##### Given data

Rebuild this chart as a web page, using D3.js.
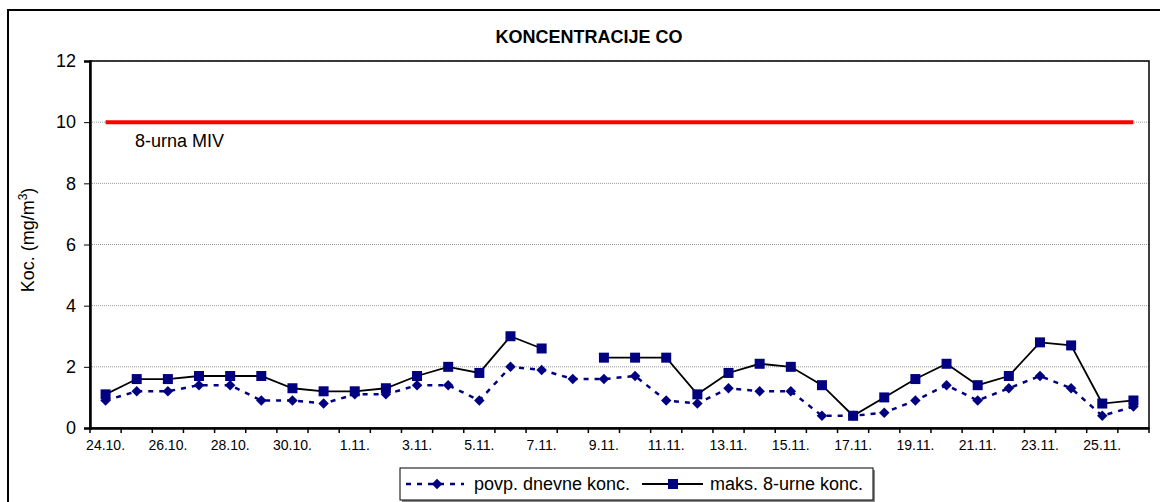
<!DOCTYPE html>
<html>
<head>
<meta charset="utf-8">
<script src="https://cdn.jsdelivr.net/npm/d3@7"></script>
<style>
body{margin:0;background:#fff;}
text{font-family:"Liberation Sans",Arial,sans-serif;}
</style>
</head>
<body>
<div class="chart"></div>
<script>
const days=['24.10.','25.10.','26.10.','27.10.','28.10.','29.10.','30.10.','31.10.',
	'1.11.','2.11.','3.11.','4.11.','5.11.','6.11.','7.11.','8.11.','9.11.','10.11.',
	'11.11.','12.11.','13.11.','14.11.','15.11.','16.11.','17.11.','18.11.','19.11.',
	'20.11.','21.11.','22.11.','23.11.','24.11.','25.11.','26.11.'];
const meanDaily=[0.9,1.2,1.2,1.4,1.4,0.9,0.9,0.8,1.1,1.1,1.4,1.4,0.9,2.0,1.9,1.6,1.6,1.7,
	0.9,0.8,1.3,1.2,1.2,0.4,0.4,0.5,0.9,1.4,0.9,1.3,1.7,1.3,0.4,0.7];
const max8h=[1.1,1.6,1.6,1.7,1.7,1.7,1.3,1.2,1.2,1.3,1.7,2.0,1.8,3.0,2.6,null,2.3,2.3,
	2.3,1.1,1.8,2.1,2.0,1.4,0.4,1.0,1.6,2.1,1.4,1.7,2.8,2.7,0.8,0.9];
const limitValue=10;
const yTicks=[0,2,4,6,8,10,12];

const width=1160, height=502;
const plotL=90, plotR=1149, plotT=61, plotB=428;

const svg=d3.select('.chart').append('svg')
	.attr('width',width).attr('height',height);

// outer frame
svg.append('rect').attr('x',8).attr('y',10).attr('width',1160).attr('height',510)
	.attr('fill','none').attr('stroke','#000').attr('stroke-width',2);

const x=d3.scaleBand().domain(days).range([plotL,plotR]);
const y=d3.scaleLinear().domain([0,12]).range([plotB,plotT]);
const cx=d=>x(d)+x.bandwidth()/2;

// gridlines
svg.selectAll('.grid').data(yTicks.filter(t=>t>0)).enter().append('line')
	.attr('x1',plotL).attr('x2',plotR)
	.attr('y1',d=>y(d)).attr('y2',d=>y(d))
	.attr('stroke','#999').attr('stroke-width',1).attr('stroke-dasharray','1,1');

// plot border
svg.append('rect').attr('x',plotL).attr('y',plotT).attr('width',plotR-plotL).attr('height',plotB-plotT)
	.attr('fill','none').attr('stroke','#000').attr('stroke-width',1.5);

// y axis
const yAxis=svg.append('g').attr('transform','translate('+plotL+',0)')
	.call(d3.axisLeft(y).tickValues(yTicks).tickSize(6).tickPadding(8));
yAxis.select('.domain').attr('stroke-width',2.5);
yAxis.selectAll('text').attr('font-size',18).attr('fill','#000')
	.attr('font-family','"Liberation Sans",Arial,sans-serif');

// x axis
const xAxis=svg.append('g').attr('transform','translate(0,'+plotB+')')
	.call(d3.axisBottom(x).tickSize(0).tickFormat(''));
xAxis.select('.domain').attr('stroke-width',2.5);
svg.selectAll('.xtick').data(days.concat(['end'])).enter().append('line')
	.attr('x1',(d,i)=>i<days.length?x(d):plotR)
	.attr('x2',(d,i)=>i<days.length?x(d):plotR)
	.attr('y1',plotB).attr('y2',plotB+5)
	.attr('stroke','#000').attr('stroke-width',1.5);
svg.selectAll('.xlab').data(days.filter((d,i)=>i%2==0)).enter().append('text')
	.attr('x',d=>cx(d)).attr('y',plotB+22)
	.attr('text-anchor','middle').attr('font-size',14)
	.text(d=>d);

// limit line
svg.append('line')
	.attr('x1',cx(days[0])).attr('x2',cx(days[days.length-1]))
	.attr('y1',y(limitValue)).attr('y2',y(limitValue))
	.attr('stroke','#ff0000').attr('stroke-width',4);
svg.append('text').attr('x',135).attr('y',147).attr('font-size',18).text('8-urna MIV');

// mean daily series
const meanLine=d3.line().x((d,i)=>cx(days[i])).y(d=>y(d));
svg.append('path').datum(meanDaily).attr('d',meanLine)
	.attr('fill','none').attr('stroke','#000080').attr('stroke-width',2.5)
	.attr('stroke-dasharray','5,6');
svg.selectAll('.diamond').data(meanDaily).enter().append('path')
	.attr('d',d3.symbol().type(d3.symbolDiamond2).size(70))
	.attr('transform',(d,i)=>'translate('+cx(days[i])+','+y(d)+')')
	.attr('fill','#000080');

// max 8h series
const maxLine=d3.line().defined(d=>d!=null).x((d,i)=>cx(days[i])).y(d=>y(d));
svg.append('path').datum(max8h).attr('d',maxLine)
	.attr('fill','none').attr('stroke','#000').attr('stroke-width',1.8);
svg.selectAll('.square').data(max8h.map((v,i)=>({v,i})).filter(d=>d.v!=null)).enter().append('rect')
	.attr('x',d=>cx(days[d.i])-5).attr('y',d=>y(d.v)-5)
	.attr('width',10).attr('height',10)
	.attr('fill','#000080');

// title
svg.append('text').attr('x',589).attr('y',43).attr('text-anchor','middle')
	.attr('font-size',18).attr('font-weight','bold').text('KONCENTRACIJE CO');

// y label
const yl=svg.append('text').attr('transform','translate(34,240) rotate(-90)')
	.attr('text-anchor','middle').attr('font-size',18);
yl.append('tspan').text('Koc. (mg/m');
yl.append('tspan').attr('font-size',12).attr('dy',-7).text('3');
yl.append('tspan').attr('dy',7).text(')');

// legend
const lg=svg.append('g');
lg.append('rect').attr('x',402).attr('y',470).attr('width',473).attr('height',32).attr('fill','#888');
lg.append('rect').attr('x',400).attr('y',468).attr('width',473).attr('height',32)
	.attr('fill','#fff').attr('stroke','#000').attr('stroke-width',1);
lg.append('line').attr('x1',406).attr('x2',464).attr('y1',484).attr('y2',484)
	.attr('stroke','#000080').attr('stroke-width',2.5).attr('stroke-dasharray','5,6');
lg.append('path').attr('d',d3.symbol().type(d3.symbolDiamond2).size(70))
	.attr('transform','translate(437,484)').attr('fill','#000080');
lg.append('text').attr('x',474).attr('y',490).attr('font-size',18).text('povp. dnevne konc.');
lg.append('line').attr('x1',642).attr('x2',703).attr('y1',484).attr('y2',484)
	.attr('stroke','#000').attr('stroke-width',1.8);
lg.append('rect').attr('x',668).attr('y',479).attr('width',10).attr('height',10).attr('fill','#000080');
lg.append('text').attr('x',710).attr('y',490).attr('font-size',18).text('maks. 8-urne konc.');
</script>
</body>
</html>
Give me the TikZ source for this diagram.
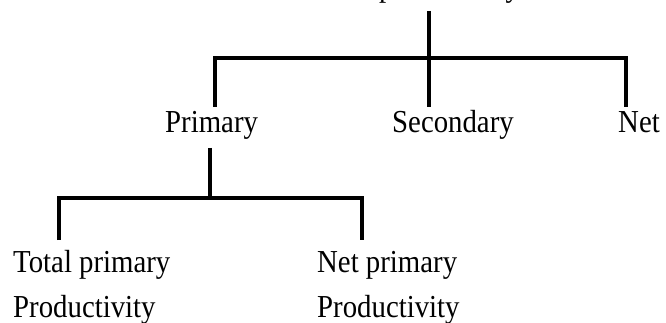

##########

### Stated problem
Give the entries again without a single change, but with no pictures.

### Complete response
Rebuild this chart as a web page, using D3.js.
<!DOCTYPE html>
<html>
<head>
<meta charset="utf-8">
<script src="https://cdn.jsdelivr.net/npm/d3@7"></script>
<style>
body{margin:0;background:#fff;}
text{font-family:"Liberation Sans",Arial,sans-serif;}
</style>
</head>
<body>
<div class="chart"></div>
<script>
const days=['24.10.','25.10.','26.10.','27.10.','28.10.','29.10.','30.10.','31.10.',
	'1.11.','2.11.','3.11.','4.11.','5.11.','6.11.','7.11.','8.11.','9.11.','10.11.',
	'11.11.','12.11.','13.11.','14.11.','15.11.','16.11.','17.11.','18.11.','19.11.',
	'20.11.','21.11.','22.11.','23.11.','24.11.','25.11.','26.11.'];
const meanDaily=[0.9,1.2,1.2,1.4,1.4,0.9,0.9,0.8,1.1,1.1,1.4,1.4,0.9,2.0,1.9,1.6,1.6,1.7,
	0.9,0.8,1.3,1.2,1.2,0.4,0.4,0.5,0.9,1.4,0.9,1.3,1.7,1.3,0.4,0.7];
const max8h=[1.1,1.6,1.6,1.7,1.7,1.7,1.3,1.2,1.2,1.3,1.7,2.0,1.8,3.0,2.6,null,2.3,2.3,
	2.3,1.1,1.8,2.1,2.0,1.4,0.4,1.0,1.6,2.1,1.4,1.7,2.8,2.7,0.8,0.9];
const limitValue=10;
const yTicks=[0,2,4,6,8,10,12];

const width=1160, height=502;
const plotL=90, plotR=1149, plotT=61, plotB=428;

const svg=d3.select('.chart').append('svg')
	.attr('width',width).attr('height',height);

// outer frame
svg.append('rect').attr('x',8).attr('y',10).attr('width',1160).attr('height',510)
	.attr('fill','none').attr('stroke','#000').attr('stroke-width',2);

const x=d3.scaleBand().domain(days).range([plotL,plotR]);
const y=d3.scaleLinear().domain([0,12]).range([plotB,plotT]);
const cx=d=>x(d)+x.bandwidth()/2;

// gridlines
svg.selectAll('.grid').data(yTicks.filter(t=>t>0)).enter().append('line')
	.attr('x1',plotL).attr('x2',plotR)
	.attr('y1',d=>y(d)).attr('y2',d=>y(d))
	.attr('stroke','#999').attr('stroke-width',1).attr('stroke-dasharray','1,1');

// plot border
svg.append('rect').attr('x',plotL).attr('y',plotT).attr('width',plotR-plotL).attr('height',plotB-plotT)
	.attr('fill','none').attr('stroke','#000').attr('stroke-width',1.5);

// y axis
const yAxis=svg.append('g').attr('transform','translate('+plotL+',0)')
	.call(d3.axisLeft(y).tickValues(yTicks).tickSize(6).tickPadding(8));
yAxis.select('.domain').attr('stroke-width',2.5);
yAxis.selectAll('text').attr('font-size',18).attr('fill','#000')
	.attr('font-family','"Liberation Sans",Arial,sans-serif');

// x axis
const xAxis=svg.append('g').attr('transform','translate(0,'+plotB+')')
	.call(d3.axisBottom(x).tickSize(0).tickFormat(''));
xAxis.select('.domain').attr('stroke-width',2.5);
svg.selectAll('.xtick').data(days.concat(['end'])).enter().append('line')
	.attr('x1',(d,i)=>i<days.length?x(d):plotR)
	.attr('x2',(d,i)=>i<days.length?x(d):plotR)
	.attr('y1',plotB).attr('y2',plotB+5)
	.attr('stroke','#000').attr('stroke-width',1.5);
svg.selectAll('.xlab').data(days.filter((d,i)=>i%2==0)).enter().append('text')
	.attr('x',d=>cx(d)).attr('y',plotB+22)
	.attr('text-anchor','middle').attr('font-size',14)
	.text(d=>d);

// limit line
svg.append('line')
	.attr('x1',cx(days[0])).attr('x2',cx(days[days.length-1]))
	.attr('y1',y(limitValue)).attr('y2',y(limitValue))
	.attr('stroke','#ff0000').attr('stroke-width',4);
svg.append('text').attr('x',135).attr('y',147).attr('font-size',18).text('8-urna MIV');

// mean daily series
const meanLine=d3.line().x((d,i)=>cx(days[i])).y(d=>y(d));
svg.append('path').datum(meanDaily).attr('d',meanLine)
	.attr('fill','none').attr('stroke','#000080').attr('stroke-width',2.5)
	.attr('stroke-dasharray','5,6');
svg.selectAll('.diamond').data(meanDaily).enter().append('path')
	.attr('d',d3.symbol().type(d3.symbolDiamond2).size(70))
	.attr('transform',(d,i)=>'translate('+cx(days[i])+','+y(d)+')')
	.attr('fill','#000080');

// max 8h series
const maxLine=d3.line().defined(d=>d!=null).x((d,i)=>cx(days[i])).y(d=>y(d));
svg.append('path').datum(max8h).attr('d',maxLine)
	.attr('fill','none').attr('stroke','#000').attr('stroke-width',1.8);
svg.selectAll('.square').data(max8h.map((v,i)=>({v,i})).filter(d=>d.v!=null)).enter().append('rect')
	.attr('x',d=>cx(days[d.i])-5).attr('y',d=>y(d.v)-5)
	.attr('width',10).attr('height',10)
	.attr('fill','#000080');

// title
svg.append('text').attr('x',589).attr('y',43).attr('text-anchor','middle')
	.attr('font-size',18).attr('font-weight','bold').text('KONCENTRACIJE CO');

// y label
const yl=svg.append('text').attr('transform','translate(34,240) rotate(-90)')
	.attr('text-anchor','middle').attr('font-size',18);
yl.append('tspan').text('Koc. (mg/m');
yl.append('tspan').attr('font-size',12).attr('dy',-7).text('3');
yl.append('tspan').attr('dy',7).text(')');

// legend
const lg=svg.append('g');
lg.append('rect').attr('x',402).attr('y',470).attr('width',473).attr('height',32).attr('fill','#888');
lg.append('rect').attr('x',400).attr('y',468).attr('width',473).attr('height',32)
	.attr('fill','#fff').attr('stroke','#000').attr('stroke-width',1);
lg.append('line').attr('x1',406).attr('x2',464).attr('y1',484).attr('y2',484)
	.attr('stroke','#000080').attr('stroke-width',2.5).attr('stroke-dasharray','5,6');
lg.append('path').attr('d',d3.symbol().type(d3.symbolDiamond2).size(70))
	.attr('transform','translate(437,484)').attr('fill','#000080');
lg.append('text').attr('x',474).attr('y',490).attr('font-size',18).text('povp. dnevne konc.');
lg.append('line').attr('x1',642).attr('x2',703).attr('y1',484).attr('y2',484)
	.attr('stroke','#000').attr('stroke-width',1.8);
lg.append('rect').attr('x',668).attr('y',479).attr('width',10).attr('height',10).attr('fill','#000080');
lg.append('text').attr('x',710).attr('y',490).attr('font-size',18).text('maks. 8-urne konc.');
</script>
</body>
</html>
Give me the TikZ source for this diagram.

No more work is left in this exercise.